Bugisu Cooperative Union, one of Uganda’s pioneer cooperative unions, brings together 174 primary societies. It specialises in the production and marketing of coffee from the Bugisu sub-region. It is especially popular as a producer of the coveted Arabica Coffee.
Speaking to theCooperator about the impact of the recently imposed travel restrictions on BCU’s operations, the Union spokesperson, David Mafabi intimated that they have been handicapped by the wide-ranging checks both on air travel and public passenger transport.
He says farmers in the region cannot transport their produce from their homes to their primary societies because the public transport that they often rely on has been suspended for the time being.
“In Bugisu, and in the Union in particular, farmers transport their produce as a group. To do this, individual farmers use public transport to deliver it to their primary societies, and this has now come to a standstill.”
Mafabi says the president’s directive has cast a gloomy shadow over the Union’s operations given that most of the primary societies are spread all over the region.

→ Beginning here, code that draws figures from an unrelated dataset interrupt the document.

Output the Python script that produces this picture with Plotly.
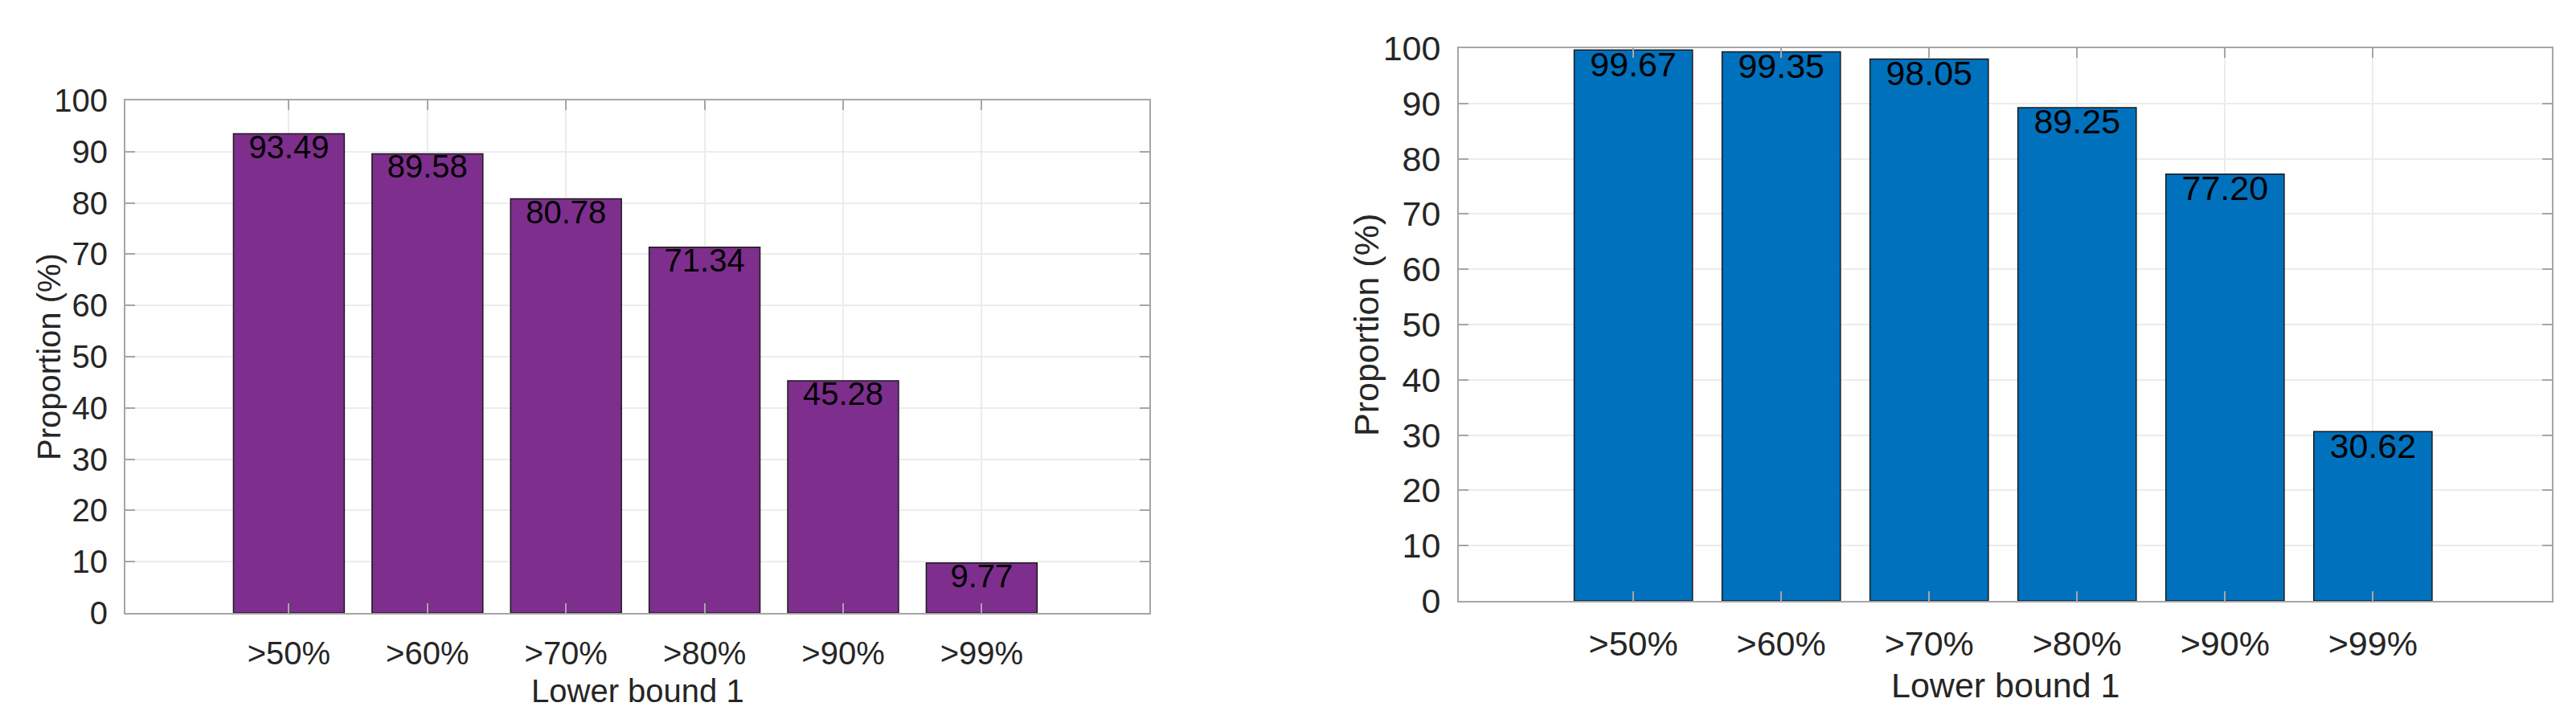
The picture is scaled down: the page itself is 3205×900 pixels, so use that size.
import plotly.graph_objects as go

categories = [">50%", ">60%", ">70%", ">80%", ">90%", ">99%"]
left_values = [93.49, 89.58, 80.78, 71.34, 45.28, 9.77]
right_values = [99.67, 99.35, 98.05, 89.25, 77.20, 30.62]
y_ticks = [0, 10, 20, 30, 40, 50, 60, 70, 80, 90, 100]
x_title = "Lower bound 1"
y_title = "Proportion (%)"

W, H = 3205, 900
FONT = "Liberation Sans, Arial, sans-serif"
TXT = "#262626"
PURPLE = "#7E2F8E"
BLUE = "#0072BD"

fig = go.Figure()

panels = [
    dict(vals=left_values, color=PURPLE, xa="x", ya="y", fs=40,
         px=(148, 1422), py=(117, 755)),
    dict(vals=right_values, color=BLUE, xa="x2", ya="y2", fs=43,
         px=(1807, 3167), py=(52, 740)),
]

for p in panels:
    fig.add_trace(go.Bar(
        x=categories, y=p["vals"], width=0.8,
        marker=dict(color=p["color"], line=dict(color="#1a1a1a", width=1.5)),
        xaxis=p["xa"], yaxis=p["ya"], showlegend=False, hoverinfo="skip",
    ))
    fig.add_trace(go.Scatter(
        x=categories, y=p["vals"], mode="text",
        text=[f"{v:.2f}" for v in p["vals"]],
        textposition="bottom center",
        textfont=dict(family=FONT, size=p["fs"], color="#000000"),
        xaxis=p["xa"], yaxis=p["ya"], showlegend=False, hoverinfo="skip",
        cliponaxis=False,
    ))

layout = dict(
    template="none",
    width=W, height=H, margin=dict(l=0, r=0, t=0, b=0, autoexpand=False),
    paper_bgcolor="white", plot_bgcolor="white",
    font=dict(family=FONT, color=TXT),
    annotations=[],
)

for i, p in enumerate(panels):
    sfx = "" if i == 0 else "2"
    x0, x1 = p["px"]
    y0, y1 = p["py"]
    xdom = [x0 / W, x1 / W]
    ydom = [1 - y1 / H, 1 - y0 / H]
    axis_common = dict(
        automargin=False,
        showline=True, linecolor="#a6a6a6", linewidth=2, mirror="ticks",
        ticks="inside", ticklen=12, tickcolor="#a6a6a6", tickwidth=1.5,
        showgrid=True, gridcolor="#ececec", gridwidth=1.5, zeroline=False,
        tickfont=dict(family=FONT, size=p["fs"], color=TXT),
    )
    layout["xaxis" + sfx] = dict(
        axis_common, domain=xdom, anchor="y" + sfx,
        type="category", range=[-1.18, 6.21], ticklabelstandoff=14,
    )
    layout["yaxis" + sfx] = dict(
        axis_common, domain=ydom, anchor="x" + sfx,
        range=[0, 100], tickvals=y_ticks, ticklabelstandoff=12,
    )
    # axis titles
    layout["annotations"].append(dict(
        text=x_title, xref="paper", yref="paper",
        x=(x0 + x1) / 2 / W, y=1 - (y1 + (97 if i == 0 else 105)) / H,
        xanchor="center", yanchor="middle", showarrow=False,
        font=dict(family=FONT, size=p["fs"], color=TXT),
    ))
    layout["annotations"].append(dict(
        text=y_title, xref="paper", yref="paper",
        x=(x0 - (95 if i == 0 else 115)) / W, y=1 - (y0 + y1) / 2 / H,
        xanchor="center", yanchor="middle", textangle=-90, showarrow=False,
        font=dict(family=FONT, size=p["fs"], color=TXT),
    ))

fig.update_layout(layout)
fig.write_html("out.html")
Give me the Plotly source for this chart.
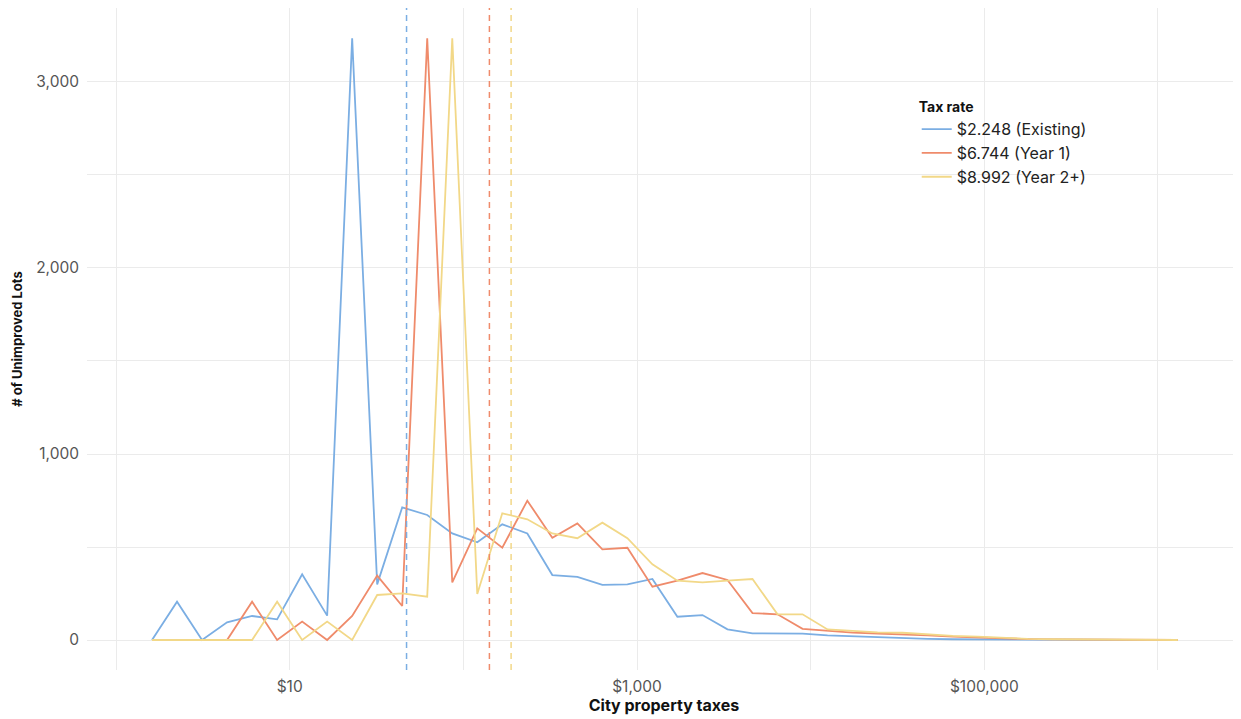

He added that the halting of passenger flights into the country has had a negative impact on BCU’s sales, especially by limiting the possibility of international buyers interested in picking the coffee directly from Uganda.“We mostly rely on the global market and right now they cannot come to buy Arabica coffee due to the (novel) Coronavirus outbreak that has forced many countries, including Uganda, to suspend flights.”
Nevertheless, Mafabi pointed out that the magnitude of the loss with regard to the coffee already in the Union’s possession was minimal given that cargo transport is still operational, and so they continue to sell their products globally.
Not our bodabodas
The BCU spokesperson also strongly refuted allegations that some farmers aligned to the Union has lost their motorcycles in a police swoop last Thursday that saw over 100 motor cycles impounded in a bid to enforce the executive directive regarding public transport.
“Those motorists who operate in urban settings are not farmers, they are simply people who have come to urban areas to fend for themselves as motorists, but not as farmers,” Mafabi said, adding that the Union has no links to the bodaboda industry.